**Problem statement**: Below are several records. Retype exactly those lines running from the one with "Recreate this image" through the one with "import matplotlib.pyplot as plt", end lines included, and no others.

Source code of charts
========

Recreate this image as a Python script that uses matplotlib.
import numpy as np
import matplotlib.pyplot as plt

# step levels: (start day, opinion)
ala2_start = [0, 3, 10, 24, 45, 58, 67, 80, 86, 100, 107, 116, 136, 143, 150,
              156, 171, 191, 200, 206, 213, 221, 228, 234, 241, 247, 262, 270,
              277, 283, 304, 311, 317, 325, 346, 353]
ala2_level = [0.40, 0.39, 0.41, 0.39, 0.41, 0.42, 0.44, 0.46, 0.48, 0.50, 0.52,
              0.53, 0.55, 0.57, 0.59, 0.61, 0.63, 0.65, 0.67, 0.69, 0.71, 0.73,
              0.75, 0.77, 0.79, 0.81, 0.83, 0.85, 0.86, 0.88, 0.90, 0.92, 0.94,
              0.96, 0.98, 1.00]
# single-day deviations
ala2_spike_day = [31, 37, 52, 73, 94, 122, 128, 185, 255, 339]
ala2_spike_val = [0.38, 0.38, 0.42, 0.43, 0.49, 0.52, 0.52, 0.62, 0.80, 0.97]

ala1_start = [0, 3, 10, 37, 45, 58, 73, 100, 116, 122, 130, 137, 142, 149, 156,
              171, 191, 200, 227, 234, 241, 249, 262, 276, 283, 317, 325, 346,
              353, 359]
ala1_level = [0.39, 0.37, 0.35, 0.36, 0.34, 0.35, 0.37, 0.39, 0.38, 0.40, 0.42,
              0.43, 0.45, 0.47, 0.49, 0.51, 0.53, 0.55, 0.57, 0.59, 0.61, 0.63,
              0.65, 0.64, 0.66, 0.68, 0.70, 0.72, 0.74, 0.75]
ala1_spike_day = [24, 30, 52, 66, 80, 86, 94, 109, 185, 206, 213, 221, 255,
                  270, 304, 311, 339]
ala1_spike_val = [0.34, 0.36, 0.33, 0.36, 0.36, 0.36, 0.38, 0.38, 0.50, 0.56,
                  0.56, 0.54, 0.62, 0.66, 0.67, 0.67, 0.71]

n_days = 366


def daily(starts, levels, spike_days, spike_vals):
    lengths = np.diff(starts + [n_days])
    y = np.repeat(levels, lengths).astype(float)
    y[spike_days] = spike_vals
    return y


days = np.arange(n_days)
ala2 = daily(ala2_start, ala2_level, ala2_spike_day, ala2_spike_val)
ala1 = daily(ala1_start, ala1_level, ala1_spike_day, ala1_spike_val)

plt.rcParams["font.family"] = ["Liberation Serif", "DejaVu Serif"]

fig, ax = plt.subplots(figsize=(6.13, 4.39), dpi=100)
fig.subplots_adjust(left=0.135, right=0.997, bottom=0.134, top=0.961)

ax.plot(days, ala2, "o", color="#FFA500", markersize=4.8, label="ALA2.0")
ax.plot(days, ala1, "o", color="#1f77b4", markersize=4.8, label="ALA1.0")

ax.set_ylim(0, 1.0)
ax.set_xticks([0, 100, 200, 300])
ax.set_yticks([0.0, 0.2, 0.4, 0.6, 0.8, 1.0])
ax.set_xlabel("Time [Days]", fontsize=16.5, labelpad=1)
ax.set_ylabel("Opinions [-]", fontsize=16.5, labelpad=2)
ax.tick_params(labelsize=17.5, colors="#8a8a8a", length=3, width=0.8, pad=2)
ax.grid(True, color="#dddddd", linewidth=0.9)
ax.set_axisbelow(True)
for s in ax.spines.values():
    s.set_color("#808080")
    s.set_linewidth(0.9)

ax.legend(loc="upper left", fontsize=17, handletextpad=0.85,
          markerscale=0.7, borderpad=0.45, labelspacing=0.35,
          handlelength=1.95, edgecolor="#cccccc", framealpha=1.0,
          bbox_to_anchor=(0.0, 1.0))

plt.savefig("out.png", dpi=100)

========

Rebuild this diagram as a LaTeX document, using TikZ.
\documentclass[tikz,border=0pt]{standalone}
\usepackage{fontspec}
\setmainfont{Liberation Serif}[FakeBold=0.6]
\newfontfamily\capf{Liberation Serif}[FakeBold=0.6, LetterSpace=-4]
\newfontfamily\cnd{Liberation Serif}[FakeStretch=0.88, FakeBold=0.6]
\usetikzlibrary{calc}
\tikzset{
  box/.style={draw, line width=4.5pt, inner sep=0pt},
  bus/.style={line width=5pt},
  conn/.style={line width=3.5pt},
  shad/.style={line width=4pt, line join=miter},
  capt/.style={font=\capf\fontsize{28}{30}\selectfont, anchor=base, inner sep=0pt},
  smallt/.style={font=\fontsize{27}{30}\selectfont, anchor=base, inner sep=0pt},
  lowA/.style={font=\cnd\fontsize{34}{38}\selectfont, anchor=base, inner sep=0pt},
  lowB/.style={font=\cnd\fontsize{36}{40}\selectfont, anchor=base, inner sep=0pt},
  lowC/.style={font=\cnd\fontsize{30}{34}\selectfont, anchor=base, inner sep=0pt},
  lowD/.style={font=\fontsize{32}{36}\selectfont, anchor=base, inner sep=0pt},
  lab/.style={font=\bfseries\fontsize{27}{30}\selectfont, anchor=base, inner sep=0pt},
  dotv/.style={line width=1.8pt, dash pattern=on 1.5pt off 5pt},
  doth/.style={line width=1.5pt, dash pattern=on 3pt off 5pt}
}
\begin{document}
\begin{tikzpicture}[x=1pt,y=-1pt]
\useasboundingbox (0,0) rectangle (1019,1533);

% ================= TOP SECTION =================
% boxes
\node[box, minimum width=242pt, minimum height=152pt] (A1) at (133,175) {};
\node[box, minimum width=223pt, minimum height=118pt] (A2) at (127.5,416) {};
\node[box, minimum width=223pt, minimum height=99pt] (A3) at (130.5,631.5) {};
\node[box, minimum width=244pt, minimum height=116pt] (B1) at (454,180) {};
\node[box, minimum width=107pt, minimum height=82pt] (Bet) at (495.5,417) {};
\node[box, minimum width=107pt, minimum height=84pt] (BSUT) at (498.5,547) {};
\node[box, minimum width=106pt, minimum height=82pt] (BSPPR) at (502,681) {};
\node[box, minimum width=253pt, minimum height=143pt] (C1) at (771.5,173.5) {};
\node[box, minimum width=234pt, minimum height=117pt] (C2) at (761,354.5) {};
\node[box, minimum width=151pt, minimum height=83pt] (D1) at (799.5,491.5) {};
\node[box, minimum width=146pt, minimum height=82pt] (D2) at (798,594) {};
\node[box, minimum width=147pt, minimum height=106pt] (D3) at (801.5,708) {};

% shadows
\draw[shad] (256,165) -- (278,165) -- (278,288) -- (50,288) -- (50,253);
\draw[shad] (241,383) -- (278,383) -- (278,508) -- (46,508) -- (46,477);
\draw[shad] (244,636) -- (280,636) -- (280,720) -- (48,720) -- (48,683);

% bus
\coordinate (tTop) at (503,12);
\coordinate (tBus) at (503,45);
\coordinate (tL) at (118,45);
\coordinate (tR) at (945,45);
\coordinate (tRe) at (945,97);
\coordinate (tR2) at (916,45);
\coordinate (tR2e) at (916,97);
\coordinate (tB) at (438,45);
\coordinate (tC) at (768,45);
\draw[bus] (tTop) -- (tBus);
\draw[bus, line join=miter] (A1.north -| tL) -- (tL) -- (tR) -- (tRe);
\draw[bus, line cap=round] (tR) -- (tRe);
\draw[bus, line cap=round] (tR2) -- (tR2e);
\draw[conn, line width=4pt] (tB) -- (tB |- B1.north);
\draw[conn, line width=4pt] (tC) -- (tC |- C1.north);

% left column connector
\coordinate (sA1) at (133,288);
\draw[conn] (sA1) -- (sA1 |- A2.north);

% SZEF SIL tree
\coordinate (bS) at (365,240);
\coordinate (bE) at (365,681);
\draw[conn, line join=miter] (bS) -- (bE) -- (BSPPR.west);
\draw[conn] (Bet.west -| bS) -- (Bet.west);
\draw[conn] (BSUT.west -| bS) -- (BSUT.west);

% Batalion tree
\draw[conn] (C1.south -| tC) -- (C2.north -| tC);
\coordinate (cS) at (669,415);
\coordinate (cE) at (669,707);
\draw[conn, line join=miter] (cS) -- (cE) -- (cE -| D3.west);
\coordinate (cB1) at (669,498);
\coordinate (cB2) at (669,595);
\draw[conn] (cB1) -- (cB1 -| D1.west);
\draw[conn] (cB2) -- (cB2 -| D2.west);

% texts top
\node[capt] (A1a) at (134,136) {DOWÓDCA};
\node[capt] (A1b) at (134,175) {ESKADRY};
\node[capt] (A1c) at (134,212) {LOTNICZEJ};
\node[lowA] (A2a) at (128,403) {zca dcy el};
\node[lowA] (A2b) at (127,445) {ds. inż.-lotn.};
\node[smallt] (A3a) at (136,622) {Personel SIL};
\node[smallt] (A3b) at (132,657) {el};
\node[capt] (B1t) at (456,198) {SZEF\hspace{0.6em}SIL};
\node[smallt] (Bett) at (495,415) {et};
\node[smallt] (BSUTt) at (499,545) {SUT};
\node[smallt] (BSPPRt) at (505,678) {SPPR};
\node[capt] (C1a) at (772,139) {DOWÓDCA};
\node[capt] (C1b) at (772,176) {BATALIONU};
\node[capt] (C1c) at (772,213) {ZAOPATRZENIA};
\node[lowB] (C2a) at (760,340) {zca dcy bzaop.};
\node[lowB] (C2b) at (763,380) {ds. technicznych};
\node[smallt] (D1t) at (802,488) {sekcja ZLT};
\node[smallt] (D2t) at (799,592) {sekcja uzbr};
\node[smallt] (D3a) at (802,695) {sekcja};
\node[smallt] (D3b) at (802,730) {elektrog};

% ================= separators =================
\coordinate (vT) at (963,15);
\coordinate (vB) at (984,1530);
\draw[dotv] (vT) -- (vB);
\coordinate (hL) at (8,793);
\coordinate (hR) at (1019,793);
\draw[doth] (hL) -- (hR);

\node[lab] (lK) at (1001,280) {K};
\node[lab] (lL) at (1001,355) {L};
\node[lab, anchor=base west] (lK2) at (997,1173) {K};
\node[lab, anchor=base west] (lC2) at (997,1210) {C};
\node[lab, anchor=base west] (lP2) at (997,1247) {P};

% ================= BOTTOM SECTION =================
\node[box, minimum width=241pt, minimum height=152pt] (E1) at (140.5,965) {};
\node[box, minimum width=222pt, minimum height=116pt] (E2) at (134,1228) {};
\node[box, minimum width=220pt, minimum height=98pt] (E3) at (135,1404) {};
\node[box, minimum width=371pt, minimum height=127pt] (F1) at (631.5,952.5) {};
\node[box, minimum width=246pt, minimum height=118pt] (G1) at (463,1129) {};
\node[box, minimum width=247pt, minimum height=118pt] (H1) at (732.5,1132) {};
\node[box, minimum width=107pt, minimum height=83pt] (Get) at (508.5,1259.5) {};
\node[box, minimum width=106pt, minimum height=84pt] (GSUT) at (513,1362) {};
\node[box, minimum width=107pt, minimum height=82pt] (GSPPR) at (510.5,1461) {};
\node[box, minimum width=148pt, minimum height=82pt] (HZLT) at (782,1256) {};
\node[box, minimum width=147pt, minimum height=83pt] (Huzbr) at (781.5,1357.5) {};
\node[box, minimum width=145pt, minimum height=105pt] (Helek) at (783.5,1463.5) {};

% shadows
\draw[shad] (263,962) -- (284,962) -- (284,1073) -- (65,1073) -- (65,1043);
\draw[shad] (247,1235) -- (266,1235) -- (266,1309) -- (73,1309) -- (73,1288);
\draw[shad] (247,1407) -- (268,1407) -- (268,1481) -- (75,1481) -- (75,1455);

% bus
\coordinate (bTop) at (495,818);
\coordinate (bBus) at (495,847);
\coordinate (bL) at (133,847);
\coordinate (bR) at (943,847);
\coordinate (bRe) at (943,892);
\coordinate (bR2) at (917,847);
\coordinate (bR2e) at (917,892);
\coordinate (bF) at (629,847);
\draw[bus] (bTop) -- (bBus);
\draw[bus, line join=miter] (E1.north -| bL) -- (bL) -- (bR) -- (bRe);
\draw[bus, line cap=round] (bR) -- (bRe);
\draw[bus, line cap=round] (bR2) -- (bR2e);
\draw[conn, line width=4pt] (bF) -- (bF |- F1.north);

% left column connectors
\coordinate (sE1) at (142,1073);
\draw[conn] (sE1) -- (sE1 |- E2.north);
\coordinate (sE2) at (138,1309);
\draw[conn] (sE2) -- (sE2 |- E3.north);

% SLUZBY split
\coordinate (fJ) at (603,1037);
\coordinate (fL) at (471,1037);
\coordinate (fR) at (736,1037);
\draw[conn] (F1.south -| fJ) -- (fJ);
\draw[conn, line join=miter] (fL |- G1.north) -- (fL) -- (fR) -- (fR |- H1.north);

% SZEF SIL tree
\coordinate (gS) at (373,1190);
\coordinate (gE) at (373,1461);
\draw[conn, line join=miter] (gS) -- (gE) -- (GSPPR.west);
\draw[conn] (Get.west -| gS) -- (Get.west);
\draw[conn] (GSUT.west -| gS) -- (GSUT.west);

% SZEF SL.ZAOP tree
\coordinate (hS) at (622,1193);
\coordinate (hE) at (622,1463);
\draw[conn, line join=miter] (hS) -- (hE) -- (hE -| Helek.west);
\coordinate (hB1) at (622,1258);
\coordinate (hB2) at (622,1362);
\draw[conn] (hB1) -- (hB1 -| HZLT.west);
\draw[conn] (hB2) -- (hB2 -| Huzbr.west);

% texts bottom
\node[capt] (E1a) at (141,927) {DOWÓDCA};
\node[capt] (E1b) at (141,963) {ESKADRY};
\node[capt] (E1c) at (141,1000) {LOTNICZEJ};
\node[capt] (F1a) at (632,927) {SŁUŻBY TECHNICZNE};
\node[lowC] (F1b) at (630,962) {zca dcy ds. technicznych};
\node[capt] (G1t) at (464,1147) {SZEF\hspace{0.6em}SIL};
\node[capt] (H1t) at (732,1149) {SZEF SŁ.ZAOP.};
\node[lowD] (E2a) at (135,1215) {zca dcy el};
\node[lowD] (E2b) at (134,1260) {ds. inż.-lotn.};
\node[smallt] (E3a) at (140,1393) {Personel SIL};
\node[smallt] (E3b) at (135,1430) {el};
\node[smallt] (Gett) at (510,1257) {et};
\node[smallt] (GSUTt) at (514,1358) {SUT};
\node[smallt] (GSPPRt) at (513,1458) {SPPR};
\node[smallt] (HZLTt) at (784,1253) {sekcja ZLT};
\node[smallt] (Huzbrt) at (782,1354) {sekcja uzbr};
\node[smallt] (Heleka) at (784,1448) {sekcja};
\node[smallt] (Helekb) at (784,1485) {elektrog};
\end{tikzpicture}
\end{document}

========

**Result of the task**:
Recreate this image as a Python script that uses matplotlib.
import numpy as np
import matplotlib.pyplot as plt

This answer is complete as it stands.